What did you watch this week? Including How To Live Life With Your Parents…, Corleone, The Raid and The Americans

Posted on April 7, 2013 | Post a comment | Bookmark and Share

It's "What did you watch this week?", my chance to tell you what I movies and TV I've watched this week that I haven't already reviewed and your chance to recommend things to everyone else (and me) in case I've missed them.

First, the usual recommendations:

  • The Americans (FX/ITV)
  • Archer (FX, 5USA)
  • Arrow (The CW/Sky 1)
  • Being Human (US) (SyFy)
  • The Daily Show (Comedy Central)
  • The Doctor Blake Mysteries (ABC1/ITV)
  • Cougar Town (TBS/Sky Living)
  • Doctor Who (BBC1/BBC America)
  • Elementary (CBS/Sky Living)
  • Go On (NBC)
  • Hannibal (NBC/Sky Living)
  • House of Cards (Netflix)
  • Modern Family (ABC/Sky 1)
  • Plebs (ITV2)
  • Shameless (US) (Showtime/More4)
  • Southland (TNT/Channel 4)
  • Spartacus (Starz/Sky 1)
  • Vegas (CBS/Sky Atlantic).

These are all going to be on in either the UK or the US, perhaps even both, but I can't be sure which.

I'm adding to the recommended list both Plebs (ITV2) and Hannibal (NBC/Sky Living) (hopefully, I'm not being too quick off the mark there).

Still in the viewing queue: Jonathan Creek, last night's Orphan Black, Arne Dahl and Rogue. I'll be reviewing last night's Doctor Who on Monday, when I've woken up.
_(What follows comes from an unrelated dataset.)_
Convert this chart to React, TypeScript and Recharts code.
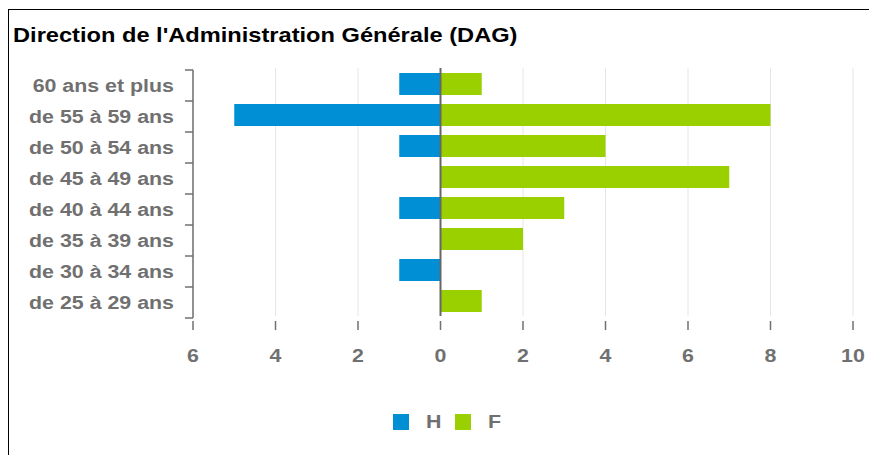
import React from "react";
import { BarChart, Bar, XAxis, YAxis, CartesianGrid, ReferenceLine, Legend } from "recharts";

const categories = [
  "60 ans et plus",
  "de 55 à 59 ans",
  "de 50 à 54 ans",
  "de 45 à 49 ans",
  "de 40 à 44 ans",
  "de 35 à 39 ans",
  "de 30 à 34 ans",
  "de 25 à 29 ans",
];
const hommes = [1, 5, 1, 0, 1, 0, 1, 0];
const femmes = [1, 8, 4, 7, 3, 2, 0, 1];
const xTicks = [-6, -4, -2, 0, 2, 4, 6, 8, 10];
const seriesNames = ["H", "F"];
const seriesColors = ["#008FD5", "#9AD000"];
const title = "Direction de l'Administration Générale (DAG)";

const data = categories.map((c, i) => ({ cat: c, H: -hommes[i], F: femmes[i] }));

const W = 869;
const H = 455;
const PLOT_TOP = 68;
const PLOT_BOTTOM = 316;
const PLOT_LEFT = 193;
const PLOT_RIGHT = 853;
const BAND = (PLOT_BOTTOM - PLOT_TOP) / categories.length;
const TICK_SHIFT = 2;
const GRAY = "#707070";
const FONT = "'Liberation Sans', Arial, sans-serif";
const SX = 1.125;

const YTick = (props: any) => {
  const { x, y, payload, index } = props;
  const last = index === categories.length - 1;
  const top = y - BAND / 2 + TICK_SHIFT;
  const bot = y + BAND / 2 + TICK_SHIFT;
  return (
    <g>
      <line x1={x} x2={x} y1={top} y2={bot} stroke={GRAY} strokeWidth={1.5} />
      <line x1={x - 8} x2={x} y1={top} y2={top} stroke={GRAY} strokeWidth={1.5} />
      {last && <line x1={x - 8} x2={x} y1={bot} y2={bot} stroke={GRAY} strokeWidth={1.5} />}
      <g transform={`translate(${x - 19},${y + 2}) scale(${SX},1)`}>
        <text x={0} y={0} textAnchor="end" dominantBaseline="central" fill={GRAY} fontSize={19} fontWeight="bold" fontFamily={FONT}>
          {payload.value}
        </text>
      </g>
    </g>
  );
};

const XTick = (props: any) => {
  const { x, y, payload } = props;
  return (
    <g>
      <line x1={x} x2={x} y1={y + 5} y2={y + 14} stroke={GRAY} strokeWidth={1.5} />
      <g transform={`translate(${x},${y + 39}) scale(${SX},1)`}>
        <text x={0} y={0} textAnchor="middle" dominantBaseline="central" fill={GRAY} fontSize={19} fontWeight="bold" fontFamily={FONT}>
          {Math.abs(payload.value)}
        </text>
      </g>
    </g>
  );
};

const LegendContent = (props: any) => {
  const items = [...(props.payload || [])].sort(
    (a: any, b: any) => seriesNames.indexOf(a.value) - seriesNames.indexOf(b.value)
  );
  return (
    <div style={{ display: "flex", justifyContent: "center", alignItems: "center", width: W, paddingLeft: 24, boxSizing: "border-box" }}>
      {items.map((it: any, i: number) => (
        <div key={i} style={{ display: "flex", alignItems: "center", marginRight: i === items.length - 1 ? 0 : 15 }}>
          <div style={{ width: 16, height: 16, background: it.color, marginRight: 17 }} />
          <span style={{ color: GRAY, fontSize: 19, fontWeight: "bold", fontFamily: FONT, display: "inline-block", transform: `scaleX(${SX})`, transformOrigin: "left center" }}>{it.value}</span>
        </div>
      ))}
    </div>
  );
};

export default function App() {
  return (
    <div style={{ position: "absolute", left: 0, top: 0, width: W, height: H, overflow: "hidden", background: "#fff" }}>
      <div style={{ position: "absolute", left: 8, top: 9, width: W, height: H, borderTop: "1px solid #000", borderLeft: "1px solid #000" }} />
      <div style={{ position: "absolute", left: 13, top: 23, fontFamily: FONT, fontWeight: "bold", fontSize: 21, color: "#000", whiteSpace: "nowrap", transform: `scaleX(${SX})`, transformOrigin: "left center" }}>
        {title}
      </div>
      <div style={{ position: "absolute", left: 0, top: 0 }}>
        <BarChart
          width={W}
          height={H}
          data={data}
          layout="vertical"
          stackOffset="sign"
          barSize={22}
          margin={{ top: PLOT_TOP, right: W - PLOT_RIGHT, bottom: H - PLOT_BOTTOM - 40, left: PLOT_LEFT - 185 }}
        >
          <CartesianGrid horizontal={false} vertical={true} stroke="#e6e6e6" strokeWidth={1} />
          <XAxis
            type="number"
            domain={[-6, 10]}
            ticks={xTicks}
            interval={0}
            height={40}
            axisLine={false}
            tickLine={false}
            tickSize={0}
            tickMargin={0}
            tick={<XTick />}
          />
          <YAxis
            type="category"
            dataKey="cat"
            width={185}
            interval={0}
            axisLine={false}
            tickLine={false}
            tickSize={0}
            tickMargin={0}
            tick={<YTick />}
          />
          <Bar dataKey="H" name={seriesNames[0]} stackId="a" fill={seriesColors[0]} isAnimationActive={false} />
          <Bar dataKey="F" name={seriesNames[1]} stackId="a" fill={seriesColors[1]} isAnimationActive={false} />
          <ReferenceLine x={0} stroke="#666666" strokeWidth={2} />
          <Legend
            layout="horizontal"
            verticalAlign="middle"
            align="center"
            content={<LegendContent />}
            wrapperStyle={{ top: 411, left: 0, width: W }}
          />
        </BarChart>
      </div>
    </div>
  );
}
But I've tried a few new shows this week:

How To Live With Your Parents For The Rest of Your Life (ABC)
In which Sarah Chalke (Scrubs, Mad Love) is once again wasted, this time in an incredibly bland sitcom with an almost zero joke count. The story, for what it's worth, is that Chalke splits up from her no-hope, but good-hearted husband and takes her kid with her to live with her parents. Six months later, she's still there. Everyone, including Elizabeth Perkins as Chalke's mother, tries really, really hard to make this work, but i's just utterly bland.

Corleone (Sky Arts)
2007 Italian crime drama aka Il Capo dei Capi based on the life of real-life gangster Salvatore Riina, aka Totò u Curtu, growing up in post-war Sicily. Surprisingly well made for Italian TV, it is, nevertheless, completely unremarkable and lacking in interest for anyone who doesn't know about said gangster. Trailer over here, for those who want one.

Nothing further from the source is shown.